On a gray afternoon in February, 18-year-old Curtis Deal was shot to death by a Baltimore detective. Police said Deal had darted away and, after a foot chase, turned and raised a handgun toward the undercover officer, who responded with a volley of gunfire. Two months later, on a Saturday night in the Dallas suburb of Balch Springs, an officer shot and killed 15-year-old Jordan Edwards, a passenger in a car that the officer said was backing toward him aggressively.
Normally, official accounts of police fatally shooting black teenagers rest largely on the words of the officers involved, a fraught proposition when public trust of law enforcement is lower than it’s been in decades. But because these two officers were wearing body cameras—and both had remembered to activate them—they weren’t the only witnesses.
In the case of Deal, the bodycam video backed up the officer’s account. But with Edwards, the recording revealed something different: The car carrying him was driving away when the policeman opened fire. The officer was charged with murder.
These vital records of violent encounters have become more and more common as police departments from Baltimore to Balch Springs strap on body cameras, part of an effort to bring new transparency to their interactions with the public. Urged on by citizen activists eager for accountability—and supported by initial funding from the Obama administration—this
embrace of video represents one of the fastest technological upgrades in policing history. According to the Department of Homeland Security, 95% of the country’s police departments are planning to implement body cameras; 20% already have.
That’s catalyzed a gold rush, with startups, legacy equipment suppliers, and tech companies including Microsoft and Amazon all jostling for share of a market that some estimate could be worth more than a billion dollars by 2020 (see sidebar). And no company is in a better position than Axon, which makes the cameras worn in Baltimore and most of the country’s largest cities—and, until recently, was known as Taser.
Though the two-decade-old firm still produces almost all of the world’s police stun guns, its name change, announced in April, signals an ambition to dominate police video as well. In 2016, the company pulled in $268 million in revenue; its camera services were the fastestgrowing segment, leaping 85% to hit $65 million in sales, thanks to new contracts with agencies such as the Los Angeles Police Department, which has purchased more than 7,000 devices. “We don’t see any reason why you should send a police officer on the street with a gun and no body camera,” says CEO Rick Smith, who engineered the name change for the company he founded. And as this new arm of his business grows, so does its impact on the future of policing.

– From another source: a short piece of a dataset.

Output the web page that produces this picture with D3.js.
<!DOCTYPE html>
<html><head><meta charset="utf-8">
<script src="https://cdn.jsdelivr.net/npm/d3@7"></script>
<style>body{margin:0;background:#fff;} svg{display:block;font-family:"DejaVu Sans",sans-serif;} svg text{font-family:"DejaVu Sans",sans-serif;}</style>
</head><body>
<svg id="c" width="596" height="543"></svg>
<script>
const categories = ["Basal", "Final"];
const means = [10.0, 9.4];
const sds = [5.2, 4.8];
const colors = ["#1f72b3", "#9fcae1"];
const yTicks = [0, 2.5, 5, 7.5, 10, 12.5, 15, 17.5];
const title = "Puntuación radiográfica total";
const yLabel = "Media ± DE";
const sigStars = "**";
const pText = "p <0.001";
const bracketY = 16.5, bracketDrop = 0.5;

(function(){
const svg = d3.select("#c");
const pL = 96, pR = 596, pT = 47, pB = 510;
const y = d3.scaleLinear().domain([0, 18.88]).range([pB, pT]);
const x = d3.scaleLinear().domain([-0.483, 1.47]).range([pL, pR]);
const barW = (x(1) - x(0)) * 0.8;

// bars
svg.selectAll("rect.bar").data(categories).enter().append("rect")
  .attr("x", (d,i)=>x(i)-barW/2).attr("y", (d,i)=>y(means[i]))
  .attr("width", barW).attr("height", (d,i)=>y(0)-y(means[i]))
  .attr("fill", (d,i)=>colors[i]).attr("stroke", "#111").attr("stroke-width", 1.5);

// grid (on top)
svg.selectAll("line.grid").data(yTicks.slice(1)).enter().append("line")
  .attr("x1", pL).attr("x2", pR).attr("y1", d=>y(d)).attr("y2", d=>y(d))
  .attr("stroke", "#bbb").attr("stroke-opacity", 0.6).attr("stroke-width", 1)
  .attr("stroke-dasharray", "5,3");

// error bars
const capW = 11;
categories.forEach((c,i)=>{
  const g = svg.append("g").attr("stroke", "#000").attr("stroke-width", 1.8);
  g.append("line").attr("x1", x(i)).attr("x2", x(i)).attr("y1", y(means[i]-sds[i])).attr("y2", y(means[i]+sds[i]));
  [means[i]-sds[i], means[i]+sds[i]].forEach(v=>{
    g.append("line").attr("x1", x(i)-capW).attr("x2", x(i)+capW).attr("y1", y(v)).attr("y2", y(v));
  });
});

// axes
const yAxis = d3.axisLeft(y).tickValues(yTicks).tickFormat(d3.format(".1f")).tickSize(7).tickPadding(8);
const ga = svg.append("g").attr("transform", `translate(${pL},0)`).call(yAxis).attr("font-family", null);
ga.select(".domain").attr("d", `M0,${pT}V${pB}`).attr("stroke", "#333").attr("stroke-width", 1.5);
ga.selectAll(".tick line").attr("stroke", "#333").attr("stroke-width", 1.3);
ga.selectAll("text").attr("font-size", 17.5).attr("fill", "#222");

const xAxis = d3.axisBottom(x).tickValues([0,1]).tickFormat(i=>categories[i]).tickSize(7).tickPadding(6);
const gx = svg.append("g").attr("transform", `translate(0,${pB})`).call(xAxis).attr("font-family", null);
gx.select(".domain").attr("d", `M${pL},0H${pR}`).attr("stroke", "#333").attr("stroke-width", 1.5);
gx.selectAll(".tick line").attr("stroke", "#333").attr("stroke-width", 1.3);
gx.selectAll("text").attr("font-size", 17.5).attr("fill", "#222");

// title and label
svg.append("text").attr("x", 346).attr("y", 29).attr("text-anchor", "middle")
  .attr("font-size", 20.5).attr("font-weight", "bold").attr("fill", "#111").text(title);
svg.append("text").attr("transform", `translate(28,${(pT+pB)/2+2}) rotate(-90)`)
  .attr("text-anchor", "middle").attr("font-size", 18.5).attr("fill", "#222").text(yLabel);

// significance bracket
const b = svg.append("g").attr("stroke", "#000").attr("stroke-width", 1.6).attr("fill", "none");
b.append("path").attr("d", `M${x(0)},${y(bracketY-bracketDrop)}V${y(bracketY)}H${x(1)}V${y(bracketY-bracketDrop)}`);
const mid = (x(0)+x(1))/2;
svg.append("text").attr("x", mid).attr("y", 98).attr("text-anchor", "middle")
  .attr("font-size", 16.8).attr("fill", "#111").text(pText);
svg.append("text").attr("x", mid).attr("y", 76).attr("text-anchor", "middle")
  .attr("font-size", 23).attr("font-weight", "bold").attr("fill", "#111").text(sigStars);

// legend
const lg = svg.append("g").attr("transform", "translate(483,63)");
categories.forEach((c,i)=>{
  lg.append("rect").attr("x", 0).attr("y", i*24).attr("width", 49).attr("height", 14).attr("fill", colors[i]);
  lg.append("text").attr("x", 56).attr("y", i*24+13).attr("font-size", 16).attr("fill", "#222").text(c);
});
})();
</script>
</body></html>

Taser was an early mover into body cameras. It launched its first device and its Evidence.com videostorage platform back in 2009. But it took a national crisis for the products to gain traction: a series of high-profile deaths—many of them unarmed black men—at the hands of police in 2014. In response, the Justice Department seeded $41 million in grants to go to body cameras, and police departments began gearing up.
Today, Axon sells cameras to more than half of the country’s 69 major law-enforcement agencies, along with cloud storage and tools to analyze and share videos. The business of cameras is bigger than it appears: The hardware is a gateway to even more lucrative subscriptions. Axon’s newest camera costs $399; a subscription for Evidence.com’s software and storage can run as much as $79 per officer per month.

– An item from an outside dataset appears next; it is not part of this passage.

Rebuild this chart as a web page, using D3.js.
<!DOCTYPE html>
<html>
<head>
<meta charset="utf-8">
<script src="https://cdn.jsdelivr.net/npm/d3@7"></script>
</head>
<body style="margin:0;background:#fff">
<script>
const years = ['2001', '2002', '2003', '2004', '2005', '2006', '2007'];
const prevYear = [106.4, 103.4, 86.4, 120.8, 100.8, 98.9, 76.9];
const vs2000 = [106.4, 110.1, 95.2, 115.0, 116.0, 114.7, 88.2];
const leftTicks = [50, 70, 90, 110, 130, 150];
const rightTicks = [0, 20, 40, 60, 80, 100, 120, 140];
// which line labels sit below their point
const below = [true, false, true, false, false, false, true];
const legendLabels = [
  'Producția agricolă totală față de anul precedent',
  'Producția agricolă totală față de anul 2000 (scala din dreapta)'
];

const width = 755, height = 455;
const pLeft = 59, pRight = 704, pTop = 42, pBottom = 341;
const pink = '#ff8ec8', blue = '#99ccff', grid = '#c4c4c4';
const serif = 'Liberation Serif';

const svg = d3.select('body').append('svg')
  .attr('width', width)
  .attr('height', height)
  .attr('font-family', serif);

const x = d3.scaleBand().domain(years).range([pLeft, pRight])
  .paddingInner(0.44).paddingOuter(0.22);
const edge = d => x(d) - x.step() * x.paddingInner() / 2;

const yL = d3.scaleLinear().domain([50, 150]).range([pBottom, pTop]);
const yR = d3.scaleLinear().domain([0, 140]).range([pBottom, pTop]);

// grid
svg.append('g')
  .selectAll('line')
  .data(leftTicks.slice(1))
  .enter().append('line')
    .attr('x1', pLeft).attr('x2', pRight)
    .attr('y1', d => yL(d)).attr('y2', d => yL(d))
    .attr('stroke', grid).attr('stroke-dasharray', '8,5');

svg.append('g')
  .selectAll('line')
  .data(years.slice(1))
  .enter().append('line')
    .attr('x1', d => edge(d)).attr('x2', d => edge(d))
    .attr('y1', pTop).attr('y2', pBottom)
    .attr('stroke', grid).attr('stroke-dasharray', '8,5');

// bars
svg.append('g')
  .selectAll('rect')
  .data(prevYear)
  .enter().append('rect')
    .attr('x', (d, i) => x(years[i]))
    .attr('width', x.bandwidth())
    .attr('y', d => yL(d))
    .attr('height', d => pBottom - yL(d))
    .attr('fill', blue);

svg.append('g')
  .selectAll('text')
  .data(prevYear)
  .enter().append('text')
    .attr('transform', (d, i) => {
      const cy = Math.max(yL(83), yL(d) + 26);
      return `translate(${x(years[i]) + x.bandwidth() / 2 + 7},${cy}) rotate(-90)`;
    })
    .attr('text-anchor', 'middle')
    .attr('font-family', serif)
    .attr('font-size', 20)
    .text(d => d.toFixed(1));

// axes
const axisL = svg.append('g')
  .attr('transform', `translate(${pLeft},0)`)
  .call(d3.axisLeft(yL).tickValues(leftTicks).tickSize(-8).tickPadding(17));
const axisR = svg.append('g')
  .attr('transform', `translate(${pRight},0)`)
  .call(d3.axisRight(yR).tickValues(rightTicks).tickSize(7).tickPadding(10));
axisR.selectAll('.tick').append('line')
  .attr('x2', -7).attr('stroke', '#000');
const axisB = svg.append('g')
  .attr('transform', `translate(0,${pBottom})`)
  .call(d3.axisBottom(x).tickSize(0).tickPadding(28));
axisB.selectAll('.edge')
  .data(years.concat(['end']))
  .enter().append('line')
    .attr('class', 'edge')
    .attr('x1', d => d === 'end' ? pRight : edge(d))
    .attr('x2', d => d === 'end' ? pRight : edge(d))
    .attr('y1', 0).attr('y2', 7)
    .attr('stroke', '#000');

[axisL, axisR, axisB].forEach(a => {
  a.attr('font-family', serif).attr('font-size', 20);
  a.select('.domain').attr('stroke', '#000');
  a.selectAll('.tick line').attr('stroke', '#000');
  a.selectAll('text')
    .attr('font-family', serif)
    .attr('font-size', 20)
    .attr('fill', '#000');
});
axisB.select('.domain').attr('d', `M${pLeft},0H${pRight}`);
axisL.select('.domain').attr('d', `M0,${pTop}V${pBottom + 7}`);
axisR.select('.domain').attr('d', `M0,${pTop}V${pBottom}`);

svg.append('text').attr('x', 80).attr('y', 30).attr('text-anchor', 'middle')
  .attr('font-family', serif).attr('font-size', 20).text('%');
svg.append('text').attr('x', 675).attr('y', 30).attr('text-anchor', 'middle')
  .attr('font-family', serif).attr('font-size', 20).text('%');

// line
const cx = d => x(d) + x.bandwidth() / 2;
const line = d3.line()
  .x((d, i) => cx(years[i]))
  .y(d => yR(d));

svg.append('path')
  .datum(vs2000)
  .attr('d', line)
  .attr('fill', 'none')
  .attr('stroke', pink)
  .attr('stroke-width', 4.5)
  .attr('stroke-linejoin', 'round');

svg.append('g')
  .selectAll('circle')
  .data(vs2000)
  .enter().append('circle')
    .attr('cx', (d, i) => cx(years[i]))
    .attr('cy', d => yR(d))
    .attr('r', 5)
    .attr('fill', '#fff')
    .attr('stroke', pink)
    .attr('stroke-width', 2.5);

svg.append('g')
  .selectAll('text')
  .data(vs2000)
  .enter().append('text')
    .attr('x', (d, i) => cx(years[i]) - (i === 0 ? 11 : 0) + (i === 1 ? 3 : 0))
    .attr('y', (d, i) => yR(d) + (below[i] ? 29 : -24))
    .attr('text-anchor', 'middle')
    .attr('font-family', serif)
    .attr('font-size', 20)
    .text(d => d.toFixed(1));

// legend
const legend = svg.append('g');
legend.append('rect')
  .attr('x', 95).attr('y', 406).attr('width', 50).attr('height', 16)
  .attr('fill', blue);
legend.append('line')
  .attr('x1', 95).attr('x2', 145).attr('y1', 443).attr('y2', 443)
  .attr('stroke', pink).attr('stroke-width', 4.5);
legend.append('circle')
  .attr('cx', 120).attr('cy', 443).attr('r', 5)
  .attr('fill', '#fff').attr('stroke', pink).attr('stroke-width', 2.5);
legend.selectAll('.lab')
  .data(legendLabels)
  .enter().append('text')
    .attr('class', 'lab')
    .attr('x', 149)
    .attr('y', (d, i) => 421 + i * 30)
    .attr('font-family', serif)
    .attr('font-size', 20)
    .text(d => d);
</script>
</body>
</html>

Axon’s pitch is aggressive, and rivals have accused the company of anti-competitive tactics, including cultivating financial ties with police officials and coaching departments on how to use no-bid contracts. Last fall, both New York and Phoenix had multimillion-dollar camera deals in the works with Vievu, a company founded by a former Taser executive. Axon responded by accusing Vievu of peddling faulty devices— and offered free cameras to both cities. The products were declined, but after a new police chief in Phoenix reopened bidding for its contract, Vievu sued Axon for interference.
Smith, battle-hardened from fending off decades’ worth of wrongful-death lawsuits over his company’s weapons, barely flinched. He countersued, and then took his camera-giveaway scheme national, offering a yearlong trial to every officer in the country—a bold move aimed at drawing more police into Axon’s ecosystem.
The company’s association with Taser stun guns hasn’t exactly
Axon CEO Rick Smith has been careful to avoid positioning his cameras as vehicles for calling out— or cashing in on— police brutality.
endeared it to the public. It’s a different story with law enforcement. “Police, frankly, love the company,” says Hadi Partovi, a Silicon Valley investor and cofounder of Code.org who sits on Axon’s board. Smith has been careful to avoid positioning his cameras as vehicles for calling out—or cashing in on—police brutality. Instead, he cites studies like one from 2016 conducted by researchers at Cambridge University that links body-cam usage to a 93% reduction in complaints against officers. Outcomes like this, Smith argues, can save departments millions of dollars in legal fees and lost officer hours each year.
Capturing and managing mountains of video, however, does get expensive—a realization that has led some agencies to pause their body-camera programs. (A department with 200 cameras could spend as much as $15,000 a month on storage and analysis.) Smith says Axon’s software can change those financials, and he’s embedding it with algorithms that will eventually automate the laborious process of watching, tagging, transcribing, and redacting videos. Earlier this year, he bought an AI startup to help bolster this vision, and touts possible future crime-fighting tools like “predictive policing” and real-time face recognition. (Other camera companies, including Vievu, are also embracing AI.) A 2014 report from the Justice Department expressed concern over such technology, but Smith sees it as inevitable. If a camera were able to identify a “known cop killer,” he says, “we can’t expect an officer to not get that alert.”
So far, discussions of how body cameras should be deployed— including what kind of encounters officers should record and how they analyze the video afterward—have taken place largely out of the public eye. Axon, too, is happy to leave these questions to its partner police departments, a fact that civil-rights advocates find troubling. “These are companies whose business is something that’s very connected to the public interest,” says Barry Friedman, founding director of the Policing Project at NYU School of Law. “But they have a conception of public safety that’s been developed [by working with and in] law enforcement.” If cameras are being acquired on behalf of, and eventually paid for by, citizens, shouldn’t they have more input in the technology’s development and deployment?
One of the biggest unresolved questions is when police should share videos with the public. In Baltimore, where trust of cops is brittle, police uploaded video of Curtis Deal’s shooting to their Youtube channel within 48 hours, easing tensions in the city. But many controversial recordings—like the one that captured the shooting of Jordan Edwards in Texas—are kept private, frustrating citizen activists.
Seattle—home to both Axon and Vievu—and its police union are still wrestling with these issues ahead of a long-awaited rollout of Axon cameras. Kathleen O’toole, the city’s reform-focused police chief, says cameras will give the public a valuable perspective on police work. But she insists that body cams shouldn’t eclipse broader investments in better training and community outreach. “We have to be realistic,” she says. “Body cameras are not going to be a panacea.”